Lifespan of 10 – 15 years for natural wood decking, 50 years for composite decking

Lifespan of up to 100 years


Natural wood decks can last for between 10 and 15 years, while some composite decks can last up to 50 years with proper maintenance.


Patios, especially those made using stone, can last up to 100 years.

Environmental Impact

Between patios and decks, patios are the more sustainable option. Patios are made of more durable materials and therefore don’t need to be replaced as often as decks.

Deck Patio
Made of expensive raw materials that have a shorter lifespan and can take hundreds of years to regenerate Requires fewer (and more environmentally-friendly materials) and resources to build


Decks can be made of old-growth trees like cedar and redwood, which take hundreds of years to regenerate. Additionally, pressure-treated wood is made with potentially carcinogenic chemicals. If these leach into the soil, they can contaminate groundwater and cause arsenic poisoning if consumed.

Composite decking can be a more environmentally-friendly option and comes from recycled products and also has a longer lifespan.

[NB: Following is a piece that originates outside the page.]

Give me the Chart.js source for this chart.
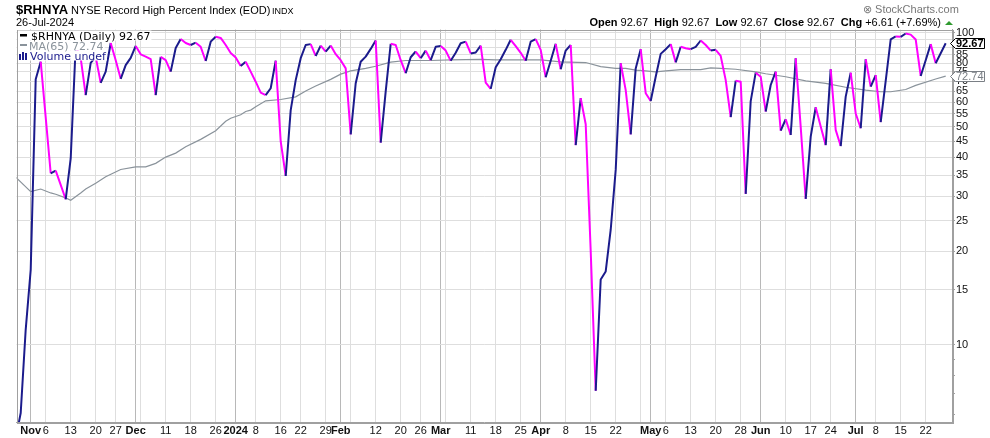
<!DOCTYPE html>
<html>
<head>
<meta charset="utf-8">
<script src="https://cdn.jsdelivr.net/npm/chart.js@4.4.1/dist/chart.umd.min.js"></script>
<style>
  html, body { margin: 0; padding: 0; background: #fff; }
  #wrap { width: 990px; height: 438px; position: relative; }
</style>
</head>
<body>
<div id="wrap"><canvas id="graphique"></canvas></div>
<script>
// Jours de bourse : du 27 oct. 2023 au 26 juil. 2024 (jours fériés NYSE exclus)
const premierJour = "2023-10-27";
const dernierJour = "2024-07-26";
const joursFeries = ["2023-11-23", "2023-12-25", "2024-01-01", "2024-01-15", "2024-02-19",
                     "2024-03-29", "2024-05-27", "2024-06-19", "2024-07-04"];

// $RHNYA clôture quotidienne, un point par jour de bourse
const valeurs = [
  5.0, 6.05, 11.2, 17.4, 71.1, 80.9, 53.6, 35.5, 36.2, 32.6,
  29.3, 39.6, 91, 83, 63.2, 80.2, 83.8, 69.2, 75.2, 92.9,
  81.8, 71.3, 78.9, 83.2, 90.9, 85.4, 84.0, 82.4, 63.2, 83.8,
  81.8, 75.2, 89.5, 95.7, 92.9, 91.5, 93.1, 90.3, 81.3, 93.8,
  97.3, 96.4, 91.5, 86.3, 83.5, 78.3, 80.9, 75.2, 69.8, 64.4,
  63.2, 66.5, 81.5, 44.9, 34.8, 56.6, 70.6, 83.0, 91.5, 92.1,
  84.4, 91.1, 87.2, 91.1, 85.5, 81.8, 77.0, 47.3, 69.0, 80.9,
  84.0, 88.9, 94.6, 44.5, 65.0, 92.3, 91.5, 81.8, 74.3, 83.6,
  87.2, 83.0, 87.8, 81.8, 90.3, 90.8, 87.8, 81.5, 86.4, 92.7,
  93.8, 86.0, 86.6, 91.1, 69.3, 66.2, 77.6, 82.4, 88.3, 95.1,
  90.8, 86.4, 81.5, 93.8, 95.6, 88.3, 72.1, 81.5, 92.3, 76.5,
  87.8, 91.5, 43.7, 61.8, 51.0, 20.0, 7.13, 16.2, 17.2, 23.4,
  36.4, 80.0, 65.6, 47.3, 77.0, 88.7, 64.1, 60.5, 72.4, 85.7,
  88.7, 92.1, 80.5, 90.3, 89.3, 88.7, 90.3, 94.6, 91.5, 87.8,
  88.3, 84.4, 70.6, 53.7, 70.3, 69.8, 30.5, 60.5, 74.6, 72.4,
  56.0, 68.1, 75.2, 48.6, 52.9, 47.1, 83.0, 50.0, 29.4, 46.5,
  57.8, 50.1, 43.7, 76.5, 48.9, 43.4, 62.5, 74.6, 55.2, 49.5,
  82.4, 67.3, 73.3, 51.8, 70.2, 95.4, 97.5, 97.2, 99.6, 98.8,
  95.3, 72.8, 81.8, 92.1, 80.0, 86.06, 92.67
];

// Moyenne mobile 65 jours : positions (rang du jour de bourse) et valeurs lues
const mmJours = [0, 3, 5, 7, 8, 10, 11, 13, 14, 16, 18, 21, 24, 26, 28, 30, 32, 34, 37, 40,
                 42, 43, 45, 46, 47, 48, 50, 53, 56, 58, 60, 63, 65, 67, 70, 72, 75, 78, 83, 87,
                 93, 96, 105, 109, 114, 117, 120, 122, 124, 126, 128, 130, 133, 137, 139, 141, 144, 148, 150, 154,
                 158, 162, 166, 170, 173, 175, 178, 180, 184, 186];
const mmValeurs = [34.5, 31, 31.6, 30.7, 30.4, 29.6, 29.1, 30.7, 31.6, 33, 34.6, 36.5, 37.2, 37.2, 38.2, 40.0, 41.2, 43.2, 45.6, 48.6,
                   52.1, 53.3, 54.7, 56, 56.6, 58.0, 60.6, 61.2, 62.4, 65.2, 67.6, 71, 73.8, 75.6, 77, 78.2, 80.6, 81.6, 81.6, 82,
                   82.3, 82, 82, 80.8, 80.4, 78, 77, 77, 76, 75.6, 75, 75.6, 76.3, 76.3, 77.3, 77, 76.5, 75, 74, 72.4,
                   70.2, 68.9, 67, 65.6, 64.8, 64.8, 65.9, 67.9, 71.2, 72.74];

// Graduations de l'axe des valeurs (échelle logarithmique)
const yGraduations = [6, 7, 8, 9, 10, 15, 20, 25, 30, 35, 40, 45, 50, 55, 60, 65, 70, 75, 80, 85, 90, 95, 100];
const yEtiquettes = [10, 15, 20, 25, 30, 35, 40, 45, 50, 55, 60, 65, 70, 75, 80, 85, 100];
const nomsMois = ["Jan", "Feb", "Mar", "Apr", "May", "Jun", "Jul", "Aug", "Sep", "Oct", "Nov", "Dec"];

const NAVY = "#1b1b8c";
const MAGENTA = "#ff00ff";
const GRIS_MM = "#8a939b";

// Construction de la liste des jours de bourse
function joursDeBourse() {
    const jours = [];
    const d = new Date(premierJour + "T00:00:00Z");
    const fin = new Date(dernierJour + "T00:00:00Z");
    while (d <= fin) {
        const jour = d.getUTCDay();
        const iso = d.toISOString().slice(0, 10);
        if (jour !== 0 && jour !== 6 && !joursFeries.includes(iso)) {
            jours.push(new Date(d));
        }
        d.setUTCDate(d.getUTCDate() + 1);
    }
    return jours;
}
const jours = joursDeBourse();

// Repères de l'axe du temps : début de mois (gras) et début de semaine
const debutMois = new Set();
const debutSemaine = new Set();
const etiquettesX = new Map();
for (let i = 3; i < jours.length; i++) {
    const d = jours[i];
    const prec = jours[i - 1];
    if (d.getUTCMonth() !== prec.getUTCMonth()) {
        debutMois.add(i);
        const m = d.getUTCMonth();
        etiquettesX.set(i, m === 0 ? String(d.getUTCFullYear()) : nomsMois[m]);
    } else if (d.getUTCDay() < prec.getUTCDay()) {
        debutSemaine.add(i);
    }
}
// numéro de semaine, sauf si un début de mois est à deux jours ou moins
for (const i of debutSemaine) {
    let proche = false;
    for (let k = -2; k <= 2; k++) if (debutMois.has(i + k)) proche = true;
    if (!proche) etiquettesX.set(i, String(jours[i].getUTCDate()));
}

const serie = valeurs.map((v, i) => ({ x: i, y: v }));
const serieMM = mmJours.map((j, k) => ({ x: j, y: mmValeurs[k] }));

const POLICE = '"Liberation Sans", Arial, sans-serif';

// En-tête, légende et étiquettes de valeur
const decor = {
    id: "decor",
    afterDatasetsDraw(chart) {
        const ctx = chart.ctx;
        const zone = chart.chartArea;
        ctx.save();
        ctx.strokeStyle = "#a0a0a0";
        ctx.lineWidth = 1;
        ctx.strokeRect(Math.round(zone.left) + 0.5, Math.round(zone.top) + 0.5,
                       Math.round(zone.right - zone.left), Math.round(zone.bottom - zone.top));

        // légende
        ctx.font = '11px "DejaVu Sans", sans-serif';
        ctx.textBaseline = "alphabetic";
        const lignes = [
            { txt: "$RHNYA (Daily) 92.67", x: 31, y: 39.5, couleur: "#000" },
            { txt: "MA(65) 72.74", x: 29, y: 49.5, couleur: GRIS_MM },
            { txt: "Volume undef", x: 30, y: 59.5, couleur: NAVY }
        ];
        for (const l of lignes) {
            const w = ctx.measureText(l.txt).width;
            ctx.fillStyle = "#fff";
            ctx.fillRect(18, l.y - 9, l.x - 18 + w + 1, 10);
        }
        for (const l of lignes) {
            ctx.fillStyle = l.couleur;
            ctx.fillText(l.txt, l.x, l.y);
        }
        ctx.fillStyle = "#000";
        ctx.fillRect(20, 34, 7, 2.5);
        ctx.fillStyle = GRIS_MM;
        ctx.fillRect(20, 44, 7, 2);
        ctx.fillStyle = NAVY;
        ctx.fillRect(19, 54, 2, 6);
        ctx.fillRect(22, 52, 2, 8);
        ctx.fillRect(25, 53, 2, 7);
        ctx.restore();
    },
    afterDraw(chart) {
        const ctx = chart.ctx;
        ctx.save();
        ctx.textBaseline = "alphabetic";
        ctx.fillStyle = "#000";
        ctx.font = "bold 13px " + POLICE;
        ctx.fillText("$RHNYA", 16, 14);
        ctx.font = "11px " + POLICE;
        ctx.fillText("NYSE Record High Percent Index (EOD)", 71, 13.5);
        ctx.font = "9px " + POLICE;
        ctx.fillText("INDX", 272, 13.5);
        ctx.font = "11px " + POLICE;
        ctx.fillText("26-Jul-2024", 16, 26);

        ctx.fillStyle = "#777";
        ctx.fillText("\u2297 StockCharts.com", 863, 13);

        // Open / High / Low / Close / Chg
        const morceaux = [["Open", true], [" 92.67  ", false], ["High", true], [" 92.67  ", false],
                          ["Low", true], [" 92.67  ", false], ["Close", true], [" 92.67  ", false],
                          ["Chg", true], [" +6.61 (+7.69%)", false]];
        let total = 0;
        for (const [t, gras] of morceaux) {
            ctx.font = (gras ? "bold " : "") + "11px " + POLICE;
            total += ctx.measureText(t).width;
        }
        let x = 941 - total;
        ctx.fillStyle = "#000";
        for (const [t, gras] of morceaux) {
            ctx.font = (gras ? "bold " : "") + "11px " + POLICE;
            ctx.fillText(t, x, 26);
            x += ctx.measureText(t).width;
        }
        ctx.fillStyle = "#2f9a2f";
        ctx.beginPath();
        ctx.moveTo(945, 25);
        ctx.lineTo(953, 25);
        ctx.lineTo(949, 21);
        ctx.closePath();
        ctx.fill();

        // étiquettes de dernière valeur sur l'axe
        const echelle = chart.scales.y;
        function etiquette(val, txt, couleur, gras) {
            const y = Math.round(echelle.getPixelForValue(val)) + 0.5;
            ctx.beginPath();
            ctx.moveTo(950.5, y);
            ctx.lineTo(955.5, y - 5);
            ctx.lineTo(984.5, y - 5);
            ctx.lineTo(984.5, y + 5);
            ctx.lineTo(955.5, y + 5);
            ctx.closePath();
            ctx.fillStyle = "#fff";
            ctx.fill();
            ctx.strokeStyle = couleur;
            ctx.lineWidth = 1;
            ctx.stroke();
            ctx.fillStyle = couleur;
            ctx.font = (gras ? "bold " : "") + "11px " + POLICE;
            ctx.textBaseline = "middle";
            ctx.fillText(txt, 956, y + 0.5);
        }
        etiquette(mmValeurs[mmValeurs.length - 1], "72.74", "#7a7f85", false);
        etiquette(valeurs[valeurs.length - 1], "92.67", "#000", true);
        ctx.restore();
    }
};

const config = {
    type: "line",
    data: {
        datasets: [
            {
                label: "$RHNYA (Daily)",
                data: serie,
                borderWidth: 2,
                borderColor: NAVY,
                pointRadius: 0,
                tension: 0,
                borderJoinStyle: "round",
                order: 0,
                segment: {
                    borderColor: c => c.p1.parsed.y < c.p0.parsed.y ? MAGENTA : NAVY
                }
            },
            {
                label: "MA(65)",
                data: serieMM,
                borderWidth: 1.2,
                borderColor: GRIS_MM,
                pointRadius: 0,
                tension: 0,
                order: 1
            }
        ]
    },
    options: {
        responsive: true,
        maintainAspectRatio: false,
        animation: false,
        events: [],
        layout: { padding: { top: 29.5, left: 16.5, right: 0, bottom: 0 } },
        plugins: { legend: { display: false }, tooltip: { enabled: false } },
        scales: {
            x: {
                type: "linear",
                min: 0.16,
                max: 187.26,
                afterBuildTicks: s => {
                    const t = [];
                    for (let i = 1; i < jours.length; i++) t.push({ value: i });
                    s.ticks = t;
                },
                afterFit: s => { s.height = 16; },
                grid: {
                    color: c => {
                        const v = c.tick ? c.tick.value : -1;
                        if (debutMois.has(v)) return "#b8b8b8";
                        if (debutSemaine.has(v)) return "#dedede";
                        return "rgba(0,0,0,0)";
                    },
                    tickColor: "#c8c8c8",
                    tickLength: 2,
                    lineWidth: 1
                },
                border: { color: "#a0a0a0" },
                ticks: {
                    autoSkip: false,
                    maxRotation: 0,
                    minRotation: 0,
                    padding: 0,
                    color: "#111",
                    callback: v => etiquettesX.get(v) || "",
                    font: c => ({
                        family: POLICE,
                        size: 11,
                        weight: c.tick && debutMois.has(c.tick.value) ? "bold" : "normal"
                    })
                }
            },
            y: {
                type: "logarithmic",
                position: "right",
                min: 5.66,
                max: 102.6,
                afterBuildTicks: s => { s.ticks = yGraduations.map(v => ({ value: v })); },
                afterFit: s => { s.width = 38; },
                grid: {
                    color: c => (c.tick && c.tick.value >= 10 ? "#dedede" : "rgba(0,0,0,0)"),
                    tickColor: "#a0a0a0",
                    tickLength: 3
                },
                border: { color: "#a0a0a0" },
                ticks: {
                    autoSkip: false,
                    padding: 1,
                    color: "#111",
                    font: { family: POLICE, size: 11 },
                    callback: v => (yEtiquettes.includes(v) ? String(v) : "")
                }
            }
        }
    },
    plugins: [decor]
};

const graphique = new Chart(document.getElementById("graphique"), config);
</script>
</body>
</html>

Patios are generally better for the environment than decks. They not only require fewer materials and resources to build, but the materials used to construct patios, such as stone, bricks, and cement, are extremely durable.

Resale Value

Both decks and patios can add value to your home, but decks have a better return on investment or ROI. But regardless of ROI, either a deck or a patio can be a centerpiece that makes your home stand out and helps sell it faster.

Deck Patio
70% ROI on selling home 50% ROI on selling home


With decks, you can recoup up to 70% of your investment when selling a home. If you’re improving your home with a view to selling it, a patio is the better alternative.


You’ll recoup up to 50% of your investment on a beautifully constructed patio, which is lower than that of a deck.

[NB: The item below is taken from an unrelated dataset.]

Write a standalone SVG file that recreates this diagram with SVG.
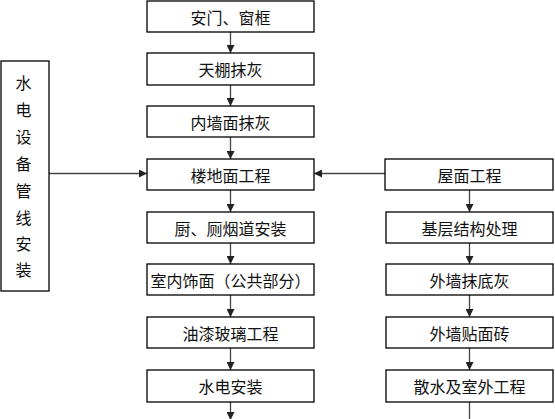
<svg xmlns="http://www.w3.org/2000/svg" width="555" height="419" viewBox="0 0 555 419">
<style>
.box{fill:#fff;stroke:#000;stroke-width:1.3}
.t{font-family:"Noto Sans CJK SC","Noto Sans CJK TC",sans-serif;font-size:16px;fill:#111;text-anchor:middle;dominant-baseline:central}
.c{stroke:#444;stroke-width:1.3;fill:none}
</style>
<defs>
<marker id="ah" markerWidth="8" markerHeight="8" refX="8" refY="4" orient="auto" markerUnits="userSpaceOnUse">
<path d="M0,0 L8,4 L0,8 Z" fill="#222"/>
</marker>
</defs>
<rect width="555" height="419" fill="#fff"/>
<g id="connectors">
<line class="c" x1="230.5" y1="32" x2="230.5" y2="53" marker-end="url(#ah)"/>
<line class="c" x1="230.5" y1="85" x2="230.5" y2="106" marker-end="url(#ah)"/>
<line class="c" x1="230.5" y1="137" x2="230.5" y2="159" marker-end="url(#ah)"/>
<line class="c" x1="230.5" y1="190" x2="230.5" y2="212" marker-end="url(#ah)"/>
<line class="c" x1="230.5" y1="243" x2="230.5" y2="264" marker-end="url(#ah)"/>
<line class="c" x1="230.5" y1="295" x2="230.5" y2="317" marker-end="url(#ah)"/>
<line class="c" x1="230.5" y1="348" x2="230.5" y2="370" marker-end="url(#ah)"/>
<line class="c" x1="230.5" y1="402" x2="230.5" y2="420" marker-end="url(#ah)"/>
<line class="c" x1="49" y1="173.5" x2="147" y2="173.5" marker-end="url(#ah)"/>
<line class="c" x1="385" y1="173.5" x2="314" y2="173.5" marker-end="url(#ah)"/>
<line class="c" x1="469.5" y1="190" x2="469.5" y2="212" marker-end="url(#ah)"/>
<line class="c" x1="469.5" y1="243" x2="469.5" y2="264" marker-end="url(#ah)"/>
<line class="c" x1="469.5" y1="295" x2="469.5" y2="317" marker-end="url(#ah)"/>
<line class="c" x1="469.5" y1="348" x2="469.5" y2="370" marker-end="url(#ah)"/>
<line class="c" x1="469.5" y1="402" x2="469.5" y2="419"/>
</g>
<g id="n1"><rect class="box" x="147" y="1" width="167" height="31"/><text class="t" x="230.5" y="16.5">安门、窗框</text></g>
<g id="n2"><rect class="box" x="147" y="53" width="167" height="32"/><text class="t" x="230.5" y="69">天棚抹灰</text></g>
<g id="n3"><rect class="box" x="147" y="106" width="167" height="31"/><text class="t" x="230.5" y="121.5">内墙面抹灰</text></g>
<g id="n4"><rect class="box" x="147" y="159" width="167" height="31"/><text class="t" x="230.5" y="174.5">楼地面工程</text></g>
<g id="n5"><rect class="box" x="147" y="212" width="167" height="31"/><text class="t" x="230.5" y="227.5">厨、厕烟道安装</text></g>
<g id="n6"><rect class="box" x="147" y="264" width="167" height="31"/><text class="t" x="230.5" y="279.5">室内饰面（公共部分）</text></g>
<g id="n7"><rect class="box" x="147" y="317" width="167" height="31"/><text class="t" x="230.5" y="332.5">油漆玻璃工程</text></g>
<g id="n8"><rect class="box" x="147" y="370" width="167" height="32"/><text class="t" x="230.5" y="386">水电安装</text></g>
<g id="left"><rect class="box" x="1" y="61" width="48" height="230"/>
<text class="t" x="23.5" y="82">水</text><text class="t" x="23.5" y="109">电</text><text class="t" x="23.5" y="136">设</text><text class="t" x="23.5" y="163">备</text><text class="t" x="23.5" y="190">管</text><text class="t" x="23.5" y="217">线</text><text class="t" x="23.5" y="243">安</text><text class="t" x="23.5" y="269">装</text></g>
<g id="r1"><rect class="box" x="385" y="159" width="168" height="31"/><text class="t" x="469.5" y="174.5">屋面工程</text></g>
<g id="r2"><rect class="box" x="386" y="212" width="167" height="31"/><text class="t" x="469.5" y="227.5">基层结构处理</text></g>
<g id="r3"><rect class="box" x="386" y="264" width="167" height="31"/><text class="t" x="469.5" y="279.5">外墙抹底灰</text></g>
<g id="r4"><rect class="box" x="386" y="317" width="167" height="31"/><text class="t" x="469.5" y="332.5">外墙贴面砖</text></g>
<g id="r5"><rect class="box" x="386" y="370" width="167" height="32"/><text class="t" x="469.5" y="386">散水及室外工程</text></g>
</svg>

Is a Deck or Patio Better for Your Home?

There is no one-size-fits-all answer to this question, as deciding whether to build a deck or patio will depend on several factors specific to your home and your needs. Some things you may want to consider include the amount of space you have available, the style of your home, the climate in your area, your budget, and your personal preferences, including what you hope to achieve with your deck or patio. Use the table below to help you decide.

Element Deck Patio
Appearance Fewer design and style options More design options, can blend with the natural surroundings and can incorporate landmarks into its design
Cost More upfront cost: $30 – $60 per sq. ft. Lower upfront cost: $8 – $20 per sq. ft
Upkeep More upkeep needs including staining and resealing to maintain appearance Fewer maintenance requirements apart periodic cleaning
Durability Natural wood is less durable as it’s more susceptible natural wear and tear, insect damage and rot, but composite is more durable Made from durable materials like natural stone, brick, and cement
Installation More labor intensive, and more architectural and safety aspects to consider Easier to install, but requires extensive ground prep work
Lifespan Natural wood decking has an average lifespan of 10–20 years, but composite and PVC can last up to 50 years Can last up to 100 years
Environmental Impact Less sustainable since it’s made from expensive materials that have shorter lifespan, and some of which (like cedar and redwood) can take hundreds of years to regenerate Requires fewer and more environmentally-friendly materials and resources to build
Resale Value Up to 75% return on investment when selling Up to 50% return on investment when selling

For Homes with Kids

For homes with kids, a deck is the best option. The railing around the outside keeps little ones safely enclosed on the deck area in sight of the supervising adults. Also, the wood surface, while still hard, is softer than stone, so it’s less likely to cause cuts, grazes, or bruises when kids inevitably fall down on it.

For Yards with Firepits

If you’re creating an outdoor area with a firepit as the central feature, a patio is the smartest option, as, if you choose the right stone, it’s impervious to the heat from the firepit. If your heart is set on a deck, you’ll need a fire table or a natural gas fire pit that won’t easily set fire to your deck.

Best for Privacy

Since patios are usually at ground level, they offer the best privacy especially if you enclose yours with walls and a roof. Building an enclosed patio costs between $8,324 and $25,919

But while decks afford less privacy, they offer a better view of the yard and surrounding area because of their elevated position. That said, if you want to enjoy a better view of your surroundings without the drawbacks of a deck, you can opt for a raised patio. Installing a raised patio costs between $10 and $85 per square foot.